How long does it take for data quality improvements to show in sales results? Most organizations see initial pipeline quality improvements within 4–8 weeks, but full forecast accuracy gains often take 2–3 quarters. The lag depends on sales cycle length and how deeply data issues are embedded in CRM workflows. Quick wins come from fixing lead routing and contact enrichment, while territory alignment changes take longer.

Should data quality investment be a one-time project or ongoing? Ongoing, because data degrades continuously as sales teams add new records, change account statuses, and merge systems. A one-time cleanup typically reverts to baseline within 3–6 months without automated validation rules and regular audits. The best approach is a dedicated data steward or a monthly review cadence, with costs usually under 5% of the sales tech stack budget.

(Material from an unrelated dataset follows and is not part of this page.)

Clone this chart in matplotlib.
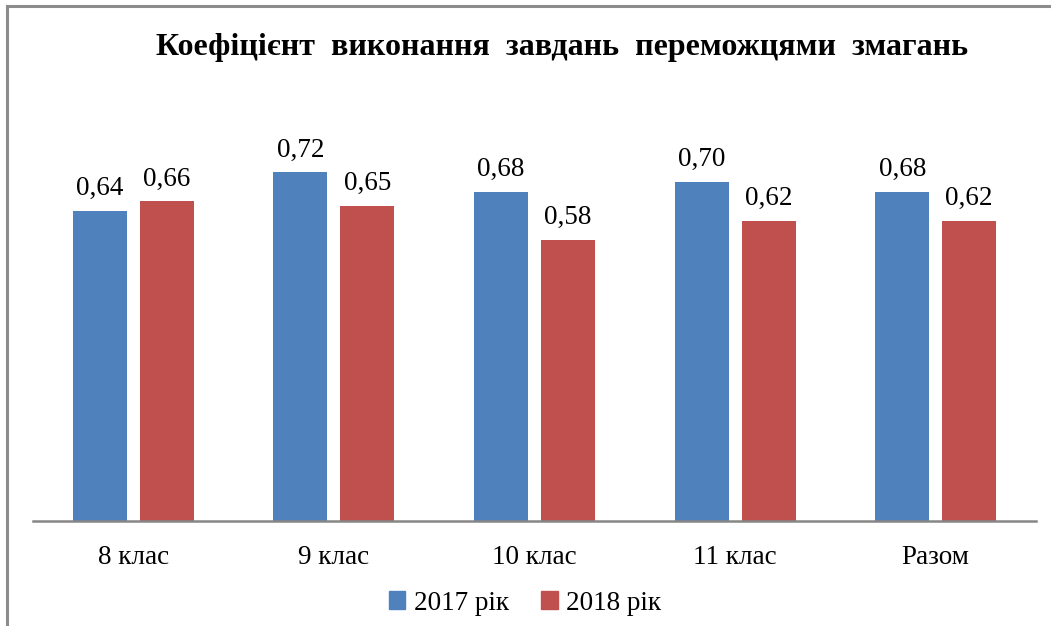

What’s the biggest mistake CROs make when pitching data governance? They lead with technology or process details instead of business outcomes. Boards and CEOs care about revenue predictability, not data field definitions. The effective pitch starts with a concrete forecast miss caused by bad data, then shows how a small investment could have prevented it, and finally ties the ask to a specific improvement in quarterly forecast accuracy or rep capacity.